[Entries with chart source code]
————————
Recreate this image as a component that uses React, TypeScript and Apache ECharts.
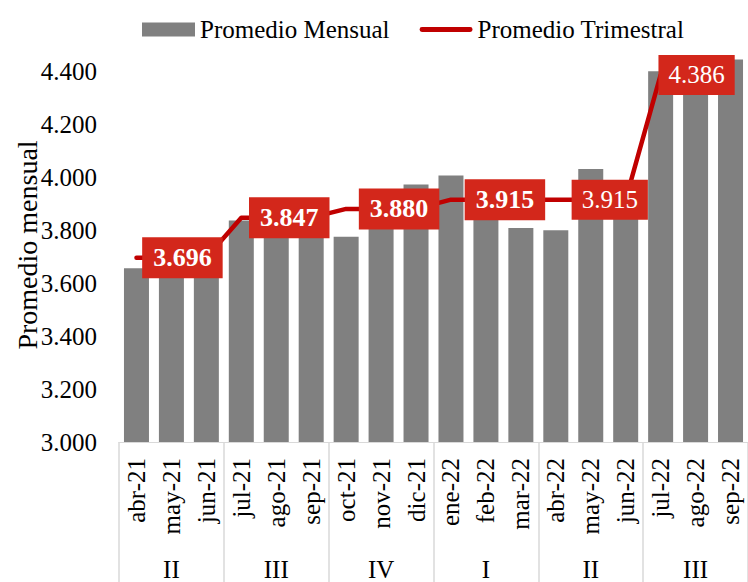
import React, { useEffect, useRef } from "react";
import * as echarts from "echarts";

const months = [
  "abr-21", "may-21", "jun-21", "jul-21", "ago-21", "sep-21",
  "oct-21", "nov-21", "dic-21", "ene-22", "feb-22", "mar-22",
  "abr-22", "may-22", "jun-22", "jul-22", "ago-22", "sep-22",
];
const monthlyAvg = [
  3656, 3710, 3722, 3836, 3858, 3847,
  3775, 3891, 3972, 4006, 3930, 3808,
  3799, 4031, 3915, 4400, 4322, 4444,
];
const quarters = ["II", "III", "IV", "I", "II", "III"];
const quarterAvg = [3696, 3847, 3880, 3915, 3915, 4386];
const quarterLabelText = ["3.696", "3.847", "3.880", "3.915", "3.915", "4.386"];
const quarterLabelBold = [true, true, true, true, false, false];
const quarterLabelShift = [11, 13, 18, 19, 19, 1];
const yTicks = { min: 3000, max: 4600, interval: 200 };

const FONT = "Liberation Serif";
const RED_LINE = "#c00000";
const RED_BOX = "#d3271b";
const GRAY = "#808080";
const SEP = "#d9d9d9";

export default function App() {
  const ref = useRef<HTMLDivElement>(null);
  useEffect(() => {
    document.body.style.margin = "0";
    if (!ref.current) return;
    const chart = echarts.init(ref.current, undefined, { renderer: "svg" });

    const lineData = months.map((_, i) => {
      const q = Math.floor(i / 3);
      const item: any = { value: quarterAvg[q] };
      if (i % 3 === 1) {
        item.label = {
          show: true,
          position: "inside",
          offset: [quarterLabelShift[q], 0],
          formatter: quarterLabelText[q],
          color: "#ffffff",
          fontFamily: FONT,
          fontSize: quarterLabelBold[q] ? 26 : 25,
          fontWeight: quarterLabelBold[q] ? "bold" : "normal",
          backgroundColor: RED_BOX,
          padding: quarterLabelBold[q] ? [8, 11, 7, 11] : [8, 10, 7, 10],
        };
      }
      return item;
    });

    chart.setOption({
      animation: false,
      textStyle: { fontFamily: FONT, color: "#000" },
      legend: {
        left: 137,
        top: 12,
        itemWidth: 53,
        itemHeight: 14,
        itemGap: 30,
        textStyle: { fontFamily: FONT, fontSize: 25, color: "#000" },
        data: [
          { name: "Promedio Mensual", icon: "rect" },
          {
            name: "Promedio Trimestral",
            icon: "path://M2.5,0 L52.5,0 A2.5,2.5 0 0 1 52.5,5 L2.5,5 A2.5,2.5 0 0 1 2.5,0 Z",
            itemStyle: { color: RED_LINE },
          },
        ],
      },
      grid: { left: 119, top: 18.2, width: 636, bottom: 136, containLabel: false },
      graphic: [
        {
          type: "text",
          x: 27,
          y: 245,
          rotation: Math.PI / 2,
          style: {
            text: "Promedio mensual",
            font: `28px "${FONT}"`,
            fill: "#000",
            align: "center",
            verticalAlign: "middle",
          },
        },
      ],
      xAxis: [
        {
          type: "category",
          data: months,
          position: "bottom",
          axisLine: { show: true, lineStyle: { color: SEP, width: 1 } },
          axisTick: { show: false },
          axisLabel: {
            interval: 0,
            rotate: 90,
            margin: 16,
            fontSize: 25,
            fontFamily: FONT,
            color: "#000",
          },
        },
        {
          type: "category",
          data: quarters,
          position: "bottom",
          axisLine: { show: false },
          axisTick: {
            show: true,
            interval: 0,
            length: 140,
            lineStyle: { color: SEP, width: 1.5 },
          },
          axisLabel: {
            interval: 0,
            margin: 115,
            fontSize: 25,
            fontFamily: FONT,
            color: "#000",
          },
        },
      ],
      yAxis: {
        type: "value",
        min: yTicks.min,
        max: yTicks.max,
        interval: yTicks.interval,
        axisLine: { show: false },
        axisTick: { show: false },
        splitLine: { show: false },
        axisLabel: {
          margin: 22,
          fontSize: 25,
          fontFamily: FONT,
          color: "#000",
          formatter: (v: number) => (v >= yTicks.max ? "" : (v / 1000).toFixed(3)),
        },
      },
      series: [
        {
          name: "Promedio Mensual",
          type: "bar",
          xAxisIndex: 0,
          data: monthlyAvg,
          barWidth: 25,
          itemStyle: { color: GRAY },
          z: 2,
        },
        {
          name: "Promedio Trimestral",
          type: "line",
          xAxisIndex: 0,
          data: lineData,
          symbol: "circle",
          symbolSize: 0,
          showSymbol: true,
          lineStyle: { color: RED_LINE, width: 4.5, cap: "round", join: "round" },
          itemStyle: { color: RED_LINE },
          label: { show: false },
          z: 3,
        },
      ],
    });
    return () => chart.dispose();
  }, []);
  return <div ref={ref} style={{ width: 748, height: 582 }} />;
}
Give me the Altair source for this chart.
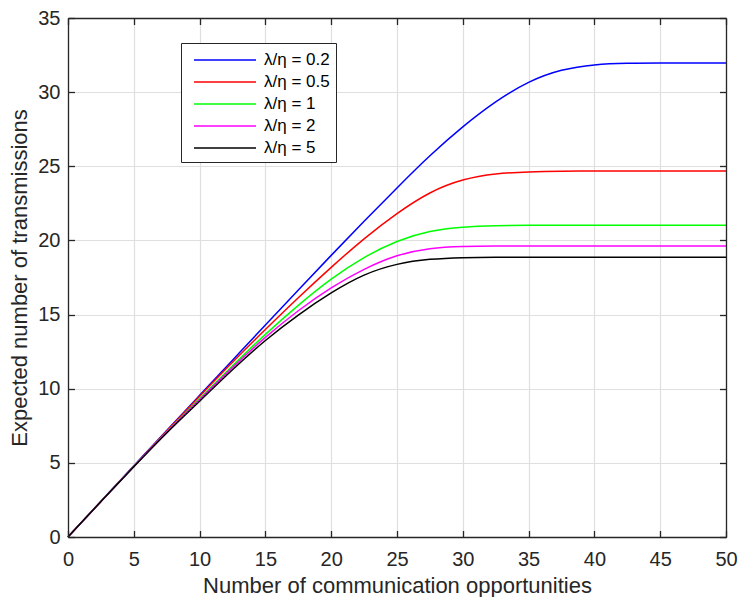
————————
Exclude the pictures. Write out the remaining data exactly.

Recreate this image as a component that uses React, TypeScript and Apache ECharts.
import React, { useEffect, useRef } from "react";
import * as echarts from "echarts";

const months = [
  "abr-21", "may-21", "jun-21", "jul-21", "ago-21", "sep-21",
  "oct-21", "nov-21", "dic-21", "ene-22", "feb-22", "mar-22",
  "abr-22", "may-22", "jun-22", "jul-22", "ago-22", "sep-22",
];
const monthlyAvg = [
  3656, 3710, 3722, 3836, 3858, 3847,
  3775, 3891, 3972, 4006, 3930, 3808,
  3799, 4031, 3915, 4400, 4322, 4444,
];
const quarters = ["II", "III", "IV", "I", "II", "III"];
const quarterAvg = [3696, 3847, 3880, 3915, 3915, 4386];
const quarterLabelText = ["3.696", "3.847", "3.880", "3.915", "3.915", "4.386"];
const quarterLabelBold = [true, true, true, true, false, false];
const quarterLabelShift = [11, 13, 18, 19, 19, 1];
const yTicks = { min: 3000, max: 4600, interval: 200 };

const FONT = "Liberation Serif";
const RED_LINE = "#c00000";
const RED_BOX = "#d3271b";
const GRAY = "#808080";
const SEP = "#d9d9d9";

export default function App() {
  const ref = useRef<HTMLDivElement>(null);
  useEffect(() => {
    document.body.style.margin = "0";
    if (!ref.current) return;
    const chart = echarts.init(ref.current, undefined, { renderer: "svg" });

    const lineData = months.map((_, i) => {
      const q = Math.floor(i / 3);
      const item: any = { value: quarterAvg[q] };
      if (i % 3 === 1) {
        item.label = {
          show: true,
          position: "inside",
          offset: [quarterLabelShift[q], 0],
          formatter: quarterLabelText[q],
          color: "#ffffff",
          fontFamily: FONT,
          fontSize: quarterLabelBold[q] ? 26 : 25,
          fontWeight: quarterLabelBold[q] ? "bold" : "normal",
          backgroundColor: RED_BOX,
          padding: quarterLabelBold[q] ? [8, 11, 7, 11] : [8, 10, 7, 10],
        };
      }
      return item;
    });

    chart.setOption({
      animation: false,
      textStyle: { fontFamily: FONT, color: "#000" },
      legend: {
        left: 137,
        top: 12,
        itemWidth: 53,
        itemHeight: 14,
        itemGap: 30,
        textStyle: { fontFamily: FONT, fontSize: 25, color: "#000" },
        data: [
          { name: "Promedio Mensual", icon: "rect" },
          {
            name: "Promedio Trimestral",
            icon: "path://M2.5,0 L52.5,0 A2.5,2.5 0 0 1 52.5,5 L2.5,5 A2.5,2.5 0 0 1 2.5,0 Z",
            itemStyle: { color: RED_LINE },
          },
        ],
      },
      grid: { left: 119, top: 18.2, width: 636, bottom: 136, containLabel: false },
      graphic: [
        {
          type: "text",
          x: 27,
          y: 245,
          rotation: Math.PI / 2,
          style: {
            text: "Promedio mensual",
            font: `28px "${FONT}"`,
            fill: "#000",
            align: "center",
            verticalAlign: "middle",
          },
        },
      ],
      xAxis: [
        {
          type: "category",
          data: months,
          position: "bottom",
          axisLine: { show: true, lineStyle: { color: SEP, width: 1 } },
          axisTick: { show: false },
          axisLabel: {
            interval: 0,
            rotate: 90,
            margin: 16,
            fontSize: 25,
            fontFamily: FONT,
            color: "#000",
          },
        },
        {
          type: "category",
          data: quarters,
          position: "bottom",
          axisLine: { show: false },
          axisTick: {
            show: true,
            interval: 0,
            length: 140,
            lineStyle: { color: SEP, width: 1.5 },
          },
          axisLabel: {
            interval: 0,
            margin: 115,
            fontSize: 25,
            fontFamily: FONT,
            color: "#000",
          },
        },
      ],
      yAxis: {
        type: "value",
        min: yTicks.min,
        max: yTicks.max,
        interval: yTicks.interval,
        axisLine: { show: false },
        axisTick: { show: false },
        splitLine: { show: false },
        axisLabel: {
          margin: 22,
          fontSize: 25,
          fontFamily: FONT,
          color: "#000",
          formatter: (v: number) => (v >= yTicks.max ? "" : (v / 1000).toFixed(3)),
        },
      },
      series: [
        {
          name: "Promedio Mensual",
          type: "bar",
          xAxisIndex: 0,
          data: monthlyAvg,
          barWidth: 25,
          itemStyle: { color: GRAY },
          z: 2,
        },
        {
          name: "Promedio Trimestral",
          type: "line",
          xAxisIndex: 0,
          data: lineData,
          symbol: "circle",
          symbolSize: 0,
          showSymbol: true,
          lineStyle: { color: RED_LINE, width: 4.5, cap: "round", join: "round" },
          itemStyle: { color: RED_LINE },
          label: { show: false },
          z: 3,
        },
      ],
    });
    return () => chart.dispose();
  }, []);
  return <div ref={ref} style={{ width: 748, height: 582 }} />;
}
Give me the Altair source for this chart.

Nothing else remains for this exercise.